If $\alpha = 1$, the Weibull likelihood is identical to the exponential likelihood. It is safe in this case to directly compare DICs from these two models. However, if you do not want to work out the mathematical detail or you are uncertain of the equivalence, a better way of comparing the DICs is to run the Weibull model twice: once with $\alpha $ being a parameter and once with $\alpha = 1$. This ensures that the likelihood functions are the same, and the DIC comparison is meaningful.

The following statements fit a Weibull model:

title 'Model Comparison between Weibull and Exponential';
proc mcmc data=e1684 outpost=weisurvout nmc=10000 seed=4861 dic;
   ods select dic;
   parms alpha 1 (beta0 beta1) 0;
   prior beta: ~ normal(0, var=10000);
   prior alpha ~ gamma(0.001,is=0.001);

   lambda = beta0 + beta1*ifn;
   llike  = v*(log(alpha) + (alpha-1)*log(t) + lambda) -
            exp(lambda)*(t**alpha);
   model general(llike);
run;

The DIC option requests the calculation of DIC, and the table is displayed in Output 55.13.8.

Output 55.13.8: DIC Table from the Weibull Model

Model Comparison between Weibull and Exponential

The MCMC Procedure

Deviance Information Criterion
Dbar (posterior mean of deviance) 858.623
Dmean (deviance evaluated at posterior mean) 855.633
pD (effective number of parameters) 2.990
DIC (smaller is better) 861.614
The GENERAL or DGENERAL function is used in this program. To make meaningful comparisons, you must ensure that all GENERAL or DGENERAL functions include appropriate normalizing constants. Otherwise, DIC comparisons can be misleading.
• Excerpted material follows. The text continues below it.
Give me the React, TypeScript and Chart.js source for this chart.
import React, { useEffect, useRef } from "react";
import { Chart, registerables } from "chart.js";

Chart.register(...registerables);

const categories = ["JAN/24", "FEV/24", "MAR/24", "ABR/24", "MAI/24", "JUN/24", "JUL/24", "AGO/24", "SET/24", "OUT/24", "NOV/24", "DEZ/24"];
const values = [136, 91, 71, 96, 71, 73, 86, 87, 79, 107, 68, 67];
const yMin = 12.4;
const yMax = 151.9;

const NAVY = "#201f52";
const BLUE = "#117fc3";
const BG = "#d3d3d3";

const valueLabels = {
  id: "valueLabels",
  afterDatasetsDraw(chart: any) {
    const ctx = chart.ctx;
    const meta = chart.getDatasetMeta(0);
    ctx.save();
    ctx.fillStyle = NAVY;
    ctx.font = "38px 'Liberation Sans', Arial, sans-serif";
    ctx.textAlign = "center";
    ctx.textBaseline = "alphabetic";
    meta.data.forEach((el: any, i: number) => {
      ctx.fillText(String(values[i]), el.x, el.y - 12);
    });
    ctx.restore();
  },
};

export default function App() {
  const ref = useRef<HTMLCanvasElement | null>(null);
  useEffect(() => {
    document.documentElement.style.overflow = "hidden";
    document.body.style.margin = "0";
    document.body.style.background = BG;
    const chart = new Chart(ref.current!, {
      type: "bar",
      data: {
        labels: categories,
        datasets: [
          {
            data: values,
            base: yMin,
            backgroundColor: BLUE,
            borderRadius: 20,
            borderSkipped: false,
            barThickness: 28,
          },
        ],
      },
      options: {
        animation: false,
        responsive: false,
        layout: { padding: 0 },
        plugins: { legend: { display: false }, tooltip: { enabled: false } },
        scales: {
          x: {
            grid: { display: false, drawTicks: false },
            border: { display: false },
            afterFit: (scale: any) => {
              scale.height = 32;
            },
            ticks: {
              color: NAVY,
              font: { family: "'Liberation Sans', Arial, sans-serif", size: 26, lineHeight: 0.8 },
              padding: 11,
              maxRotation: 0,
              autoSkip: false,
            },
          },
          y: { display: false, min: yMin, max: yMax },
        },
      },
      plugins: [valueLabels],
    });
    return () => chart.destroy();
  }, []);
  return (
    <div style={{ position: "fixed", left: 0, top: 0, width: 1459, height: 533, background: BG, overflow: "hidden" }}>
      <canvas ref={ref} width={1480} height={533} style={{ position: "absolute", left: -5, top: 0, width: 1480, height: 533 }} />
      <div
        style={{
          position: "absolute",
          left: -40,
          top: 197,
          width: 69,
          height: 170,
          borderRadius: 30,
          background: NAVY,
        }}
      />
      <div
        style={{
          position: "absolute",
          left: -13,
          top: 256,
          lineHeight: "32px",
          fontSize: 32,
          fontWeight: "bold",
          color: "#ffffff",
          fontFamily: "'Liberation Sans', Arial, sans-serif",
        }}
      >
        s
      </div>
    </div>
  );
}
The note in Output 55.13.8 reminds you of the importance of ensuring identical likelihood functions when you use the GENERAL function. The DIC value is 861.6.

Based on the same set of code, the following statements fit an exponential model by setting $\alpha =1$:

proc mcmc data=e1684 outpost=expsurvout nmc=10000 seed=4861 dic;
   ods select dic;
   parms beta0 beta1 0;
   prior beta: ~ normal(0, var=10000);
   begincnst;
      alpha = 1;
   endcnst;

   lambda = beta0 + beta1*ifn;
   llike  = v*(log(alpha) + (alpha-1)*log(t) + lambda) -
            exp(lambda)*(t**alpha);
   model general(llike);
run;

Output 55.13.9 displays the DIC table.

Output 55.13.9: DIC Table from the Exponential Model

Model Comparison between Weibull and Exponential

The MCMC Procedure

Deviance Information Criterion
Dbar (posterior mean of deviance) 870.133
Dmean (deviance evaluated at posterior mean) 868.190
pD (effective number of parameters) 1.943
DIC (smaller is better) 872.075
The GENERAL or DGENERAL function is used in this program. To make meaningful comparisons, you must ensure that all GENERAL or DGENERAL functions include appropriate normalizing constants. Otherwise, DIC comparisons can be misleading.
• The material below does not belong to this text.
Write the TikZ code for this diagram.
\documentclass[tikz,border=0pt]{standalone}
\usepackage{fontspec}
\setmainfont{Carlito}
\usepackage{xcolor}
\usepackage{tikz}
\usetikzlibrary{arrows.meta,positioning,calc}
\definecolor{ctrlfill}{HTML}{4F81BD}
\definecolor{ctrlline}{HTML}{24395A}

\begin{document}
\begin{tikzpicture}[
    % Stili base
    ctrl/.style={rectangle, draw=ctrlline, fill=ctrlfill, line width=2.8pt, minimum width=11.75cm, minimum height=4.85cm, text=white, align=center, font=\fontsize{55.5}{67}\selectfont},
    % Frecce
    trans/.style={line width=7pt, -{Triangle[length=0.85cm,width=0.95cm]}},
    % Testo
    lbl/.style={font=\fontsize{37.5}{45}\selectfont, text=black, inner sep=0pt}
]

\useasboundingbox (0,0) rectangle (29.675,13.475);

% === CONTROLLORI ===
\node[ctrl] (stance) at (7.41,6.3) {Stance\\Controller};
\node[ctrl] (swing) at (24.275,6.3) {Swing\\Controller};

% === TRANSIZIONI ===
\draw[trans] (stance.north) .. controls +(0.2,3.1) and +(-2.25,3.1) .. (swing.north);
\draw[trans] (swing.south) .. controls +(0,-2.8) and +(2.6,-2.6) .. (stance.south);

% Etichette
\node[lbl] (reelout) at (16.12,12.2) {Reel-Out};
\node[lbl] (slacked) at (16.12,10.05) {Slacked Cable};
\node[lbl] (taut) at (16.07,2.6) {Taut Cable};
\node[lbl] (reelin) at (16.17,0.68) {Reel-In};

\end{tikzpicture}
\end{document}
The DIC value of 872.075 is greater than 861. A smaller DIC indicates a better fit to the data; hence, you can conclude that the Weibull model is more appropriate for this data set. You can see the equivalencing of the exponential model you fitted in Exponential Survival Model by running the following comparison.

The following statements are taken from the section Exponential Survival Model, and they fit the same exponential model:

proc mcmc data=e1684 outpost=expsurvout1 nmc=10000 seed=4861 dic;
   ods select none;
   parms (beta0 beta1) 0;
   prior beta: ~ normal(0, sd = 10000);
   l_h = beta0 + beta1*ifn;
   llike = v*(l_h) -  t*exp(l_h);
   model general(llike);
run;

proc compare data=expsurvout compare=expsurvout1;
   var beta0 beta1;
run;

The posterior samples of beta0 and beta1 in the data set Expsurvout1 are identical to those in the data set Expsurvout. The comparison results are not shown here.